Task objective
Reproduce the lines of the material exactly, excluding every image.

Dataset content

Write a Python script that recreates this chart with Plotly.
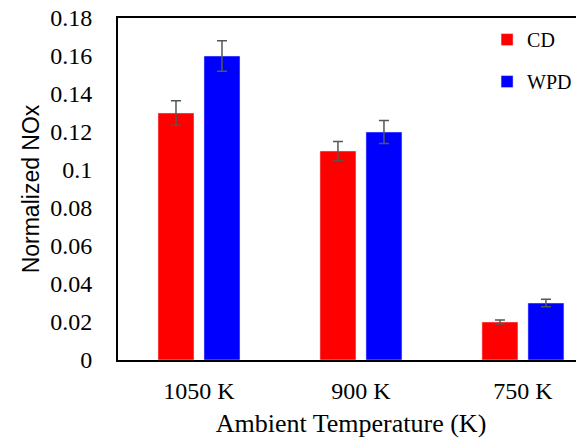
import plotly.graph_objects as go

categories = ["1050 K", "900 K", "750 K"]
cd_values = [0.13, 0.11, 0.02]
cd_errors = [0.0065, 0.005, 0.001]
wpd_values = [0.16, 0.12, 0.03]
wpd_errors = [0.008, 0.006, 0.002]
y_tick_vals = [0, 0.02, 0.04, 0.06, 0.08, 0.1, 0.12, 0.14, 0.16, 0.18]
y_tick_text = ["0", "0.02", "0.04", "0.06", "0.08", "0.1", "0.12", "0.14", "0.16", "0.18"]

SERIF = "Liberation Serif, Times New Roman, serif"
SANS = "Liberation Sans, Arial, sans-serif"

err_style = dict(type="data", color="#505a50", thickness=1.5, width=5)

fig = go.Figure()
fig.add_trace(go.Bar(
    x=categories, y=cd_values, name="CD", marker_color="#ff0000",
    error_y=dict(array=cd_errors, **err_style), legendgroup="a",
))
fig.add_trace(go.Bar(
    x=categories, y=wpd_values, name="WPD", marker_color="#0000ff",
    error_y=dict(array=wpd_errors, **err_style), legendgroup="b",
))

fig.update_layout(
    width=576, height=438,
    margin=dict(l=110, r=0, t=10, b=86, autoexpand=False),
    paper_bgcolor="white", plot_bgcolor="white",
    barmode="group", bargap=0.432, bargroupgap=0.217,
    showlegend=True,
    legend=dict(x=0.792, y=0.994, xanchor="left", yanchor="top",
                font=dict(family=SERIF, size=20, color="black"),
                tracegroupgap=13, itemwidth=30, bgcolor="rgba(0,0,0,0)"),
    font=dict(family=SERIF, color="black"),
)
fig.update_xaxes(
    type="category", range=[-0.5, 2.377], automargin=False,
    showline=True, linecolor="black", linewidth=2, mirror=True,
    ticks="", showgrid=False,
    tickfont=dict(family=SERIF, size=24, color="black"),
    title=dict(text="Ambient Temperature (K)",
               font=dict(family=SERIF, size=26, color="black"),
               standoff=11),
    ticklabelstandoff=8,
)
fig.update_yaxes(
    range=[0, 0.18], tickvals=y_tick_vals, ticktext=y_tick_text, automargin=False,
    showline=True, linecolor="black", linewidth=2, mirror=False,
    ticks="", showgrid=False, zeroline=False,
    tickfont=dict(family=SERIF, size=24, color="black"),
    ticklabelstandoff=19, ticklabeloverflow="allow",
    title=dict(text="Normalized NOx",
               font=dict(family=SANS, size=23, color="black"),
               standoff=4),
)

fig.write_html("out.html")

Exercise result
Write a Python script that recreates this chart with Plotly.
import plotly.graph_objects as go

categories = ["1050 K", "900 K", "750 K"]
cd_values = [0.13, 0.11, 0.02]
cd_errors = [0.0065, 0.005, 0.001]
wpd_values = [0.16, 0.12, 0.03]
wpd_errors = [0.008, 0.006, 0.002]
y_tick_vals = [0, 0.02, 0.04, 0.06, 0.08, 0.1, 0.12, 0.14, 0.16, 0.18]
y_tick_text = ["0", "0.02", "0.04", "0.06", "0.08", "0.1", "0.12", "0.14", "0.16", "0.18"]

SERIF = "Liberation Serif, Times New Roman, serif"
SANS = "Liberation Sans, Arial, sans-serif"

err_style = dict(type="data", color="#505a50", thickness=1.5, width=5)

fig = go.Figure()
fig.add_trace(go.Bar(
    x=categories, y=cd_values, name="CD", marker_color="#ff0000",
    error_y=dict(array=cd_errors, **err_style), legendgroup="a",
))
fig.add_trace(go.Bar(
    x=categories, y=wpd_values, name="WPD", marker_color="#0000ff",
    error_y=dict(array=wpd_errors, **err_style), legendgroup="b",
))

fig.update_layout(
    width=576, height=438,
    margin=dict(l=110, r=0, t=10, b=86, autoexpand=False),
    paper_bgcolor="white", plot_bgcolor="white",
    barmode="group", bargap=0.432, bargroupgap=0.217,
    showlegend=True,
    legend=dict(x=0.792, y=0.994, xanchor="left", yanchor="top",
                font=dict(family=SERIF, size=20, color="black"),
                tracegroupgap=13, itemwidth=30, bgcolor="rgba(0,0,0,0)"),
    font=dict(family=SERIF, color="black"),
)
fig.update_xaxes(
    type="category", range=[-0.5, 2.377], automargin=False,
    showline=True, linecolor="black", linewidth=2, mirror=True,
    ticks="", showgrid=False,
    tickfont=dict(family=SERIF, size=24, color="black"),
    title=dict(text="Ambient Temperature (K)",
               font=dict(family=SERIF, size=26, color="black"),
               standoff=11),
    ticklabelstandoff=8,
)
fig.update_yaxes(
    range=[0, 0.18], tickvals=y_tick_vals, ticktext=y_tick_text, automargin=False,
    showline=True, linecolor="black", linewidth=2, mirror=False,
    ticks="", showgrid=False, zeroline=False,
    tickfont=dict(family=SERIF, size=24, color="black"),
    ticklabelstandoff=19, ticklabeloverflow="allow",
    title=dict(text="Normalized NOx",
               font=dict(family=SANS, size=23, color="black"),
               standoff=4),
)

fig.write_html("out.html")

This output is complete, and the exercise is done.